▶ **AVAILABLE DATA**:
-=-=-=-=-

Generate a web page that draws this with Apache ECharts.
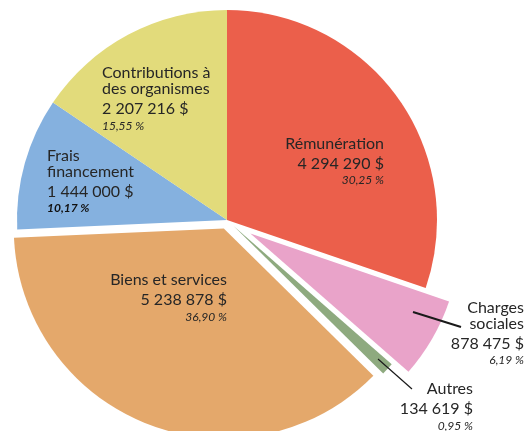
<!DOCTYPE html>
<html><head><meta charset="utf-8">
<script src="https://cdn.jsdelivr.net/npm/echarts@6/dist/echarts.min.js"></script>
<style>html,body{margin:0;padding:0;background:#fff;overflow:hidden}#c{width:531px;height:431px}</style>
</head><body><div id="c"></div>
<script>
// ---- data ----
const categories = ['Rémunération', 'Charges sociales', 'Autres', 'Biens et services', 'Frais financement', 'Contributions à des organismes'];
const values = [4294290, 878475, 134619, 5238878, 1444000, 2207216];
const percentLabels = ['30,25 %', '6,19 %', '0,95 %', '36,90 %', '10,17 %', '15,55 %'];

// ---- styling ----
const colors = ['#EB5F4B', '#E9A3C9', '#8EAA7F', '#E4A86B', '#85B1DF', '#E2DB7B'];
const labelBreaks = { 'Charges sociales': 'Charges\nsociales', 'Frais financement': 'Frais\nfinancement', 'Contributions à des organismes': 'Contributions à\ndes organismes' };
const explodeOffsets = [0, 27, 9, 9, 0, 0];
const PIE_CENTER = [227, 220];
const PIE_RADIUS = 210;
const labelPlacement = [
  { x: 384, y: 135.5, align: 'right' },
  { x: 524, y: 299.5, align: 'right' },
  { x: 473, y: 381, align: 'right' },
  { x: 227, y: 272, align: 'right' },
  { x: 47, y: 147.5, align: 'left' },
  { x: 102, y: 65, align: 'left' }
];
const leaderLines = [
  { x1: 413, y1: 312, x2: 461, y2: 327, width: 2 },
  { x1: 378, y1: 359, x2: 412, y2: 389, width: 1.2 }
];
const boldPct = [false, false, false, false, true, false];
const FONT = 'Lato, "DejaVu Sans", sans-serif';
const TXT = '#262626';

function fmtMoney(v) {
  return String(v).replace(/\B(?=(\d{3})+(?!\d))/g, ' ') + ' $';
}

const total = values.reduce((a, b) => a + b, 0);
let cum = 0;
const midAngles = values.map(v => { const m = (cum + v / 2) / total * Math.PI * 2; cum += v; return m; });

const chart = echarts.init(document.getElementById('c'), null, { renderer: 'canvas' });

const series = categories.map((cat, i) => {
  const pl = labelPlacement[i];
  const off = explodeOffsets[i];
  const center = [PIE_CENTER[0] + off * Math.sin(midAngles[i]), PIE_CENTER[1] - off * Math.cos(midAngles[i])];
  const rich = {
    n: { fontFamily: FONT, fontSize: 16, lineHeight: 16, color: TXT, align: pl.align },
    v: { fontFamily: FONT, fontSize: 16, lineHeight: 24, color: TXT, align: pl.align },
    p: { fontFamily: FONT, fontSize: 12, fontStyle: 'italic', lineHeight: 10, color: TXT, align: pl.align },
    pb: { fontFamily: FONT, fontSize: 12, fontStyle: 'italic', fontWeight: 'bold', lineHeight: 10, color: '#111', align: pl.align }
  };
  return {
    type: 'pie',
    center: center,
    radius: PIE_RADIUS,
    startAngle: 90,
    clockwise: true,
    silent: true,
    animation: false,
    avoidLabelOverlap: false,
    selectedMode: false,
    label: { show: false },
    labelLine: { show: false },
    data: values.map((v, j) => {
      const own = j === i;
      const nm = labelBreaks[categories[j]] || categories[j];
      return {
        name: categories[j],
        value: v,
        itemStyle: { color: own ? colors[j] : 'rgba(0,0,0,0)', borderWidth: 0 },
        label: own ? {
          show: true,
          position: 'inside',
          align: pl.align,
          formatter: () => nm.split('\n').map(s => '{n|' + s + '}').join('\n') +
            '\n{v|' + fmtMoney(v) + '}\n{' + (boldPct[j] ? 'pb' : 'p') + '|' + percentLabels[j] + '}',
          rich: rich
        } : { show: false },
        labelLine: { show: false }
      };
    }),
    labelLayout: (p) => {
      if (p.dataIndex !== i) return {};
      return { x: pl.x, y: pl.y, align: pl.align, verticalAlign: 'top' };
    }
  };
});

chart.setOption({
  backgroundColor: '#fff',
  animation: false,
  series: series,
  graphic: leaderLines.map(l => ({
    type: 'line', silent: true, z: 100,
    shape: { x1: l.x1, y1: l.y1, x2: l.x2, y2: l.y2 },
    style: { stroke: '#1a1a1a', lineWidth: l.width }
  }))
});
</script>
</body></html>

-=-=-=-=-

Every line from the top of the material above through the line with "const percentLabels = ['30,25" should be duplicated exactly, please; leave out the pictures.

Generate a web page that draws this with Apache ECharts.
<!DOCTYPE html>
<html><head><meta charset="utf-8">
<script src="https://cdn.jsdelivr.net/npm/echarts@6/dist/echarts.min.js"></script>
<style>html,body{margin:0;padding:0;background:#fff;overflow:hidden}#c{width:531px;height:431px}</style>
</head><body><div id="c"></div>
<script>
// ---- data ----
const categories = ['Rémunération', 'Charges sociales', 'Autres', 'Biens et services', 'Frais financement', 'Contributions à des organismes'];
const values = [4294290, 878475, 134619, 5238878, 1444000, 2207216];
const percentLabels = ['30,25 %', '6,19 %', '0,95 %', '36,90 %', '10,17 %', '15,55 %'];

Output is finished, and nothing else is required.